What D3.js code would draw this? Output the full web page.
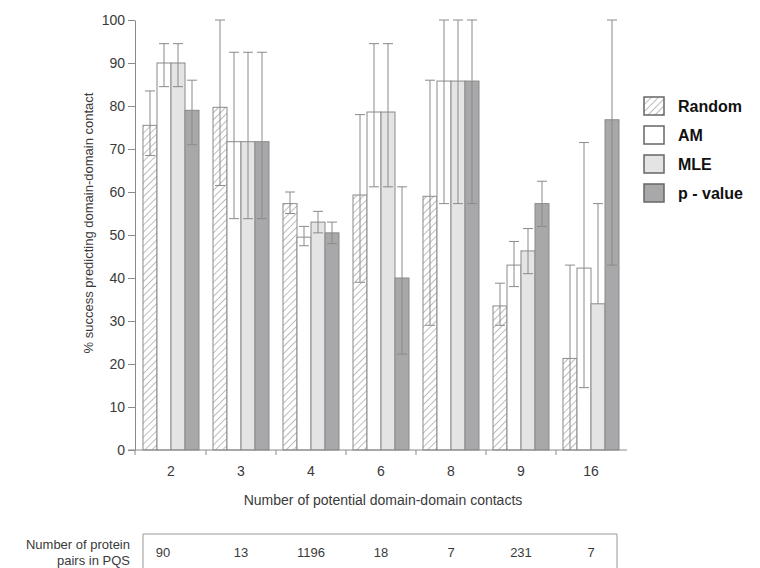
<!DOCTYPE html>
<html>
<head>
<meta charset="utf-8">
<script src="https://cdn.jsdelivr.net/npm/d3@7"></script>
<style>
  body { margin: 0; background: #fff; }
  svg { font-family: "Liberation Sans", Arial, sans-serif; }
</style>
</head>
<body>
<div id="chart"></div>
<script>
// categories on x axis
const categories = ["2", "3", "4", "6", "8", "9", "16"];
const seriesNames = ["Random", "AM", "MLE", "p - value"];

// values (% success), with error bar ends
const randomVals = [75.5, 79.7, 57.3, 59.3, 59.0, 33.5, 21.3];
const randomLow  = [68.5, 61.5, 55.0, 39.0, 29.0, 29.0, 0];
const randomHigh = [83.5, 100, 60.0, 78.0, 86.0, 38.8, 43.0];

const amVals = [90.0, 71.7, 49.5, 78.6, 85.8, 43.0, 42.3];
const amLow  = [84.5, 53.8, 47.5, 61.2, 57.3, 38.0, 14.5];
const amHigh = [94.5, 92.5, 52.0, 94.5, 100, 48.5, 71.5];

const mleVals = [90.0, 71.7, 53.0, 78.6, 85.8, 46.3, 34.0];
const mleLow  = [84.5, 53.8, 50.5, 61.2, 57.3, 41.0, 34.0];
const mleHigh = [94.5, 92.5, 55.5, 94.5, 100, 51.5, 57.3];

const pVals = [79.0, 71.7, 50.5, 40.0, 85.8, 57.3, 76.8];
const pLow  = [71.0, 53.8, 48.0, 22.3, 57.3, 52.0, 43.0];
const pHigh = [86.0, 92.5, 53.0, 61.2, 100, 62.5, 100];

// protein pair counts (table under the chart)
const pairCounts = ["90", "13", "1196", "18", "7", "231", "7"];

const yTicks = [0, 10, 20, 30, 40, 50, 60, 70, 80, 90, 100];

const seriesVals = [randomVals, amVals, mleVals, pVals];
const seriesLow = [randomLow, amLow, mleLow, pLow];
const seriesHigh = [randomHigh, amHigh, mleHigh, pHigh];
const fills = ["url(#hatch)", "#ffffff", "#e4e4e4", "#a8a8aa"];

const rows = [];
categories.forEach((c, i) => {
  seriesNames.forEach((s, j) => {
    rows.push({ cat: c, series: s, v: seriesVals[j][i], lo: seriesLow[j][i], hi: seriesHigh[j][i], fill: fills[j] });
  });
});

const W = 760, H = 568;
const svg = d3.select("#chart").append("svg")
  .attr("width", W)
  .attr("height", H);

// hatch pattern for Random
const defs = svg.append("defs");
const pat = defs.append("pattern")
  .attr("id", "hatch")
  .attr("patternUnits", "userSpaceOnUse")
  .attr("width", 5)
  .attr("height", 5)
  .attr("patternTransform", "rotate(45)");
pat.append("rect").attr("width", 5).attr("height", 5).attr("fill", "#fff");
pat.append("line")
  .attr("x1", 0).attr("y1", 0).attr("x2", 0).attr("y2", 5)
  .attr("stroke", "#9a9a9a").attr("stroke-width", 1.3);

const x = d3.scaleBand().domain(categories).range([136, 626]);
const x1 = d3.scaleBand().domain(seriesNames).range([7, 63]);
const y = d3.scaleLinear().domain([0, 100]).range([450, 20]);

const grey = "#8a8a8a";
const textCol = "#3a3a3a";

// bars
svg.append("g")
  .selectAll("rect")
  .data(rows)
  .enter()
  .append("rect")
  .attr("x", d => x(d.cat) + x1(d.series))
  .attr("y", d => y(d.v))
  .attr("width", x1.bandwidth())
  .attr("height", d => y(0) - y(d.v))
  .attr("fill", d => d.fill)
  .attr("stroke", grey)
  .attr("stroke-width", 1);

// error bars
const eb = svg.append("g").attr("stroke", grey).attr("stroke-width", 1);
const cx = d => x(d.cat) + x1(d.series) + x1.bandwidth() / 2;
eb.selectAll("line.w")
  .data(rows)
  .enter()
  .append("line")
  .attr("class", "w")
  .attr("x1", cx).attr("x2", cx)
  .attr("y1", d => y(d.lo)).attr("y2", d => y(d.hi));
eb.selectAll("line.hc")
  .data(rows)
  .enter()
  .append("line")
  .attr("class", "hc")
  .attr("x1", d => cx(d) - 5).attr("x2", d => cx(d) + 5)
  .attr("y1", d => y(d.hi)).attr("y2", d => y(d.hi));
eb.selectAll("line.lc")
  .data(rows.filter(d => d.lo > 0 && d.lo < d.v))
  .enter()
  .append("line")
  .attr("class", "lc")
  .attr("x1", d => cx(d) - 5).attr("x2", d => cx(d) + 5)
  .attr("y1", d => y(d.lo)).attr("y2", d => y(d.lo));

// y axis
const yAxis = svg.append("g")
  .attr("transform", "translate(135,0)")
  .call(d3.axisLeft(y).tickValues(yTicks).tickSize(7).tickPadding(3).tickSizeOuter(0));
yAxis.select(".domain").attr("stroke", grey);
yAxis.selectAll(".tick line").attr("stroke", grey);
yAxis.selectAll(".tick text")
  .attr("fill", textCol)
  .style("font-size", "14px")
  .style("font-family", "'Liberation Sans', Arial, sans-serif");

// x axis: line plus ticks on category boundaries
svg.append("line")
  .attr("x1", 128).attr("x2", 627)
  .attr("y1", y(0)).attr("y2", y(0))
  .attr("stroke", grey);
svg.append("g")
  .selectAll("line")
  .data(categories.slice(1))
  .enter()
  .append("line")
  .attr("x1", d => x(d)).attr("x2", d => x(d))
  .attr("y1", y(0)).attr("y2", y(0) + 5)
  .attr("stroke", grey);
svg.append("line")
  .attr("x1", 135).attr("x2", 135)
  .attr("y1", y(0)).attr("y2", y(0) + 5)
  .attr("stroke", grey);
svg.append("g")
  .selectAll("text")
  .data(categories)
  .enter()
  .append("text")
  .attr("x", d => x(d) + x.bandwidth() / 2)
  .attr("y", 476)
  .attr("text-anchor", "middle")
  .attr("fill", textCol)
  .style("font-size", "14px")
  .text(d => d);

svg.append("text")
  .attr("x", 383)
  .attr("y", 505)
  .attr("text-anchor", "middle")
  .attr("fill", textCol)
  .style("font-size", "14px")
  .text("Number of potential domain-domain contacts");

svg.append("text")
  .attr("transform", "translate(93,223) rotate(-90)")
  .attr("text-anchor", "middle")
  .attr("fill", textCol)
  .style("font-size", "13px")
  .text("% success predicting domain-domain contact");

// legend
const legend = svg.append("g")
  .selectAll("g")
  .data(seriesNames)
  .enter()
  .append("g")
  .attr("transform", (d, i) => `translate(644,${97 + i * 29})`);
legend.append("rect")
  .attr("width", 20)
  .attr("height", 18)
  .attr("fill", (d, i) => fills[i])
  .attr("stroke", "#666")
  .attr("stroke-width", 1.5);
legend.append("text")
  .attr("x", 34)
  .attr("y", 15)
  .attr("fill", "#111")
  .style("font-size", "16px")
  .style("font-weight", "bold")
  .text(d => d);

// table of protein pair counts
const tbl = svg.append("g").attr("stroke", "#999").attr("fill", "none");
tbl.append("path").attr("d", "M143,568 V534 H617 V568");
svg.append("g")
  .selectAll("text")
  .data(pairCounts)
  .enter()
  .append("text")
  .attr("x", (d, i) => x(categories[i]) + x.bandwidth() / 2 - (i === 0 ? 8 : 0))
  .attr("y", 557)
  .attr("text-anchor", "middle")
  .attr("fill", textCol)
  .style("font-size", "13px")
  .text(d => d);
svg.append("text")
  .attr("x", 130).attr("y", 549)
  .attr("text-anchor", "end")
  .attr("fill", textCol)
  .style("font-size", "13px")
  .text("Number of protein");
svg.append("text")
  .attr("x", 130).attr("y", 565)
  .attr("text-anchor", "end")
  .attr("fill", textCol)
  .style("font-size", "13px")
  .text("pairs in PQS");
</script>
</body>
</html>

□ □ □ □ □ □ □

Take the listing above and restate it word for word, without its pictures.

What D3.js code would draw this? Output the full web page.
<!DOCTYPE html>
<html>
<head>
<meta charset="utf-8">
<script src="https://cdn.jsdelivr.net/npm/d3@7"></script>
<style>
  body { margin: 0; background: #fff; }
  svg { font-family: "Liberation Sans", Arial, sans-serif; }
</style>
</head>
<body>
<div id="chart"></div>
<script>
// categories on x axis
const categories = ["2", "3", "4", "6", "8", "9", "16"];
const seriesNames = ["Random", "AM", "MLE", "p - value"];

// values (% success), with error bar ends
const randomVals = [75.5, 79.7, 57.3, 59.3, 59.0, 33.5, 21.3];
const randomLow  = [68.5, 61.5, 55.0, 39.0, 29.0, 29.0, 0];
const randomHigh = [83.5, 100, 60.0, 78.0, 86.0, 38.8, 43.0];

const amVals = [90.0, 71.7, 49.5, 78.6, 85.8, 43.0, 42.3];
const amLow  = [84.5, 53.8, 47.5, 61.2, 57.3, 38.0, 14.5];
const amHigh = [94.5, 92.5, 52.0, 94.5, 100, 48.5, 71.5];

const mleVals = [90.0, 71.7, 53.0, 78.6, 85.8, 46.3, 34.0];
const mleLow  = [84.5, 53.8, 50.5, 61.2, 57.3, 41.0, 34.0];
const mleHigh = [94.5, 92.5, 55.5, 94.5, 100, 51.5, 57.3];

const pVals = [79.0, 71.7, 50.5, 40.0, 85.8, 57.3, 76.8];
const pLow  = [71.0, 53.8, 48.0, 22.3, 57.3, 52.0, 43.0];
const pHigh = [86.0, 92.5, 53.0, 61.2, 100, 62.5, 100];

// protein pair counts (table under the chart)
const pairCounts = ["90", "13", "1196", "18", "7", "231", "7"];

const yTicks = [0, 10, 20, 30, 40, 50, 60, 70, 80, 90, 100];

const seriesVals = [randomVals, amVals, mleVals, pVals];
const seriesLow = [randomLow, amLow, mleLow, pLow];
const seriesHigh = [randomHigh, amHigh, mleHigh, pHigh];
const fills = ["url(#hatch)", "#ffffff", "#e4e4e4", "#a8a8aa"];

const rows = [];
categories.forEach((c, i) => {
  seriesNames.forEach((s, j) => {
    rows.push({ cat: c, series: s, v: seriesVals[j][i], lo: seriesLow[j][i], hi: seriesHigh[j][i], fill: fills[j] });
  });
});

const W = 760, H = 568;
const svg = d3.select("#chart").append("svg")
  .attr("width", W)
  .attr("height", H);

// hatch pattern for Random
const defs = svg.append("defs");
const pat = defs.append("pattern")
  .attr("id", "hatch")
  .attr("patternUnits", "userSpaceOnUse")
  .attr("width", 5)
  .attr("height", 5)
  .attr("patternTransform", "rotate(45)");
pat.append("rect").attr("width", 5).attr("height", 5).attr("fill", "#fff");
pat.append("line")
  .attr("x1", 0).attr("y1", 0).attr("x2", 0).attr("y2", 5)
  .attr("stroke", "#9a9a9a").attr("stroke-width", 1.3);

const x = d3.scaleBand().domain(categories).range([136, 626]);
const x1 = d3.scaleBand().domain(seriesNames).range([7, 63]);
const y = d3.scaleLinear().domain([0, 100]).range([450, 20]);

const grey = "#8a8a8a";
const textCol = "#3a3a3a";

// bars
svg.append("g")
  .selectAll("rect")
  .data(rows)
  .enter()
  .append("rect")
  .attr("x", d => x(d.cat) + x1(d.series))
  .attr("y", d => y(d.v))
  .attr("width", x1.bandwidth())
  .attr("height", d => y(0) - y(d.v))
  .attr("fill", d => d.fill)
  .attr("stroke", grey)
  .attr("stroke-width", 1);

// error bars
const eb = svg.append("g").attr("stroke", grey).attr("stroke-width", 1);
const cx = d => x(d.cat) + x1(d.series) + x1.bandwidth() / 2;
eb.selectAll("line.w")
  .data(rows)
  .enter()
  .append("line")
  .attr("class", "w")
  .attr("x1", cx).attr("x2", cx)
  .attr("y1", d => y(d.lo)).attr("y2", d => y(d.hi));
eb.selectAll("line.hc")
  .data(rows)
  .enter()
  .append("line")
  .attr("class", "hc")
  .attr("x1", d => cx(d) - 5).attr("x2", d => cx(d) + 5)
  .attr("y1", d => y(d.hi)).attr("y2", d => y(d.hi));
eb.selectAll("line.lc")
  .data(rows.filter(d => d.lo > 0 && d.lo < d.v))
  .enter()
  .append("line")
  .attr("class", "lc")
  .attr("x1", d => cx(d) - 5).attr("x2", d => cx(d) + 5)
  .attr("y1", d => y(d.lo)).attr("y2", d => y(d.lo));

// y axis
const yAxis = svg.append("g")
  .attr("transform", "translate(135,0)")
  .call(d3.axisLeft(y).tickValues(yTicks).tickSize(7).tickPadding(3).tickSizeOuter(0));
yAxis.select(".domain").attr("stroke", grey);
yAxis.selectAll(".tick line").attr("stroke", grey);
yAxis.selectAll(".tick text")
  .attr("fill", textCol)
  .style("font-size", "14px")
  .style("font-family", "'Liberation Sans', Arial, sans-serif");

// x axis: line plus ticks on category boundaries
svg.append("line")
  .attr("x1", 128).attr("x2", 627)
  .attr("y1", y(0)).attr("y2", y(0))
  .attr("stroke", grey);
svg.append("g")
  .selectAll("line")
  .data(categories.slice(1))
  .enter()
  .append("line")
  .attr("x1", d => x(d)).attr("x2", d => x(d))
  .attr("y1", y(0)).attr("y2", y(0) + 5)
  .attr("stroke", grey);
svg.append("line")
  .attr("x1", 135).attr("x2", 135)
  .attr("y1", y(0)).attr("y2", y(0) + 5)
  .attr("stroke", grey);
svg.append("g")
  .selectAll("text")
  .data(categories)
  .enter()
  .append("text")
  .attr("x", d => x(d) + x.bandwidth() / 2)
  .attr("y", 476)
  .attr("text-anchor", "middle")
  .attr("fill", textCol)
  .style("font-size", "14px")
  .text(d => d);

svg.append("text")
  .attr("x", 383)
  .attr("y", 505)
  .attr("text-anchor", "middle")
  .attr("fill", textCol)
  .style("font-size", "14px")
  .text("Number of potential domain-domain contacts");

svg.append("text")
  .attr("transform", "translate(93,223) rotate(-90)")
  .attr("text-anchor", "middle")
  .attr("fill", textCol)
  .style("font-size", "13px")
  .text("% success predicting domain-domain contact");

// legend
const legend = svg.append("g")
  .selectAll("g")
  .data(seriesNames)
  .enter()
  .append("g")
  .attr("transform", (d, i) => `translate(644,${97 + i * 29})`);
legend.append("rect")
  .attr("width", 20)
  .attr("height", 18)
  .attr("fill", (d, i) => fills[i])
  .attr("stroke", "#666")
  .attr("stroke-width", 1.5);
legend.append("text")
  .attr("x", 34)
  .attr("y", 15)
  .attr("fill", "#111")
  .style("font-size", "16px")
  .style("font-weight", "bold")
  .text(d => d);

// table of protein pair counts
const tbl = svg.append("g").attr("stroke", "#999").attr("fill", "none");
tbl.append("path").attr("d", "M143,568 V534 H617 V568");
svg.append("g")
  .selectAll("text")
  .data(pairCounts)
  .enter()
  .append("text")
  .attr("x", (d, i) => x(categories[i]) + x.bandwidth() / 2 - (i === 0 ? 8 : 0))
  .attr("y", 557)
  .attr("text-anchor", "middle")
  .attr("fill", textCol)
  .style("font-size", "13px")
  .text(d => d);
svg.append("text")
  .attr("x", 130).attr("y", 549)
  .attr("text-anchor", "end")
  .attr("fill", textCol)
  .style("font-size", "13px")
  .text("Number of protein");
svg.append("text")
  .attr("x", 130).attr("y", 565)
  .attr("text-anchor", "end")
  .attr("fill", textCol)
  .style("font-size", "13px")
  .text("pairs in PQS");
</script>
</body>
</html>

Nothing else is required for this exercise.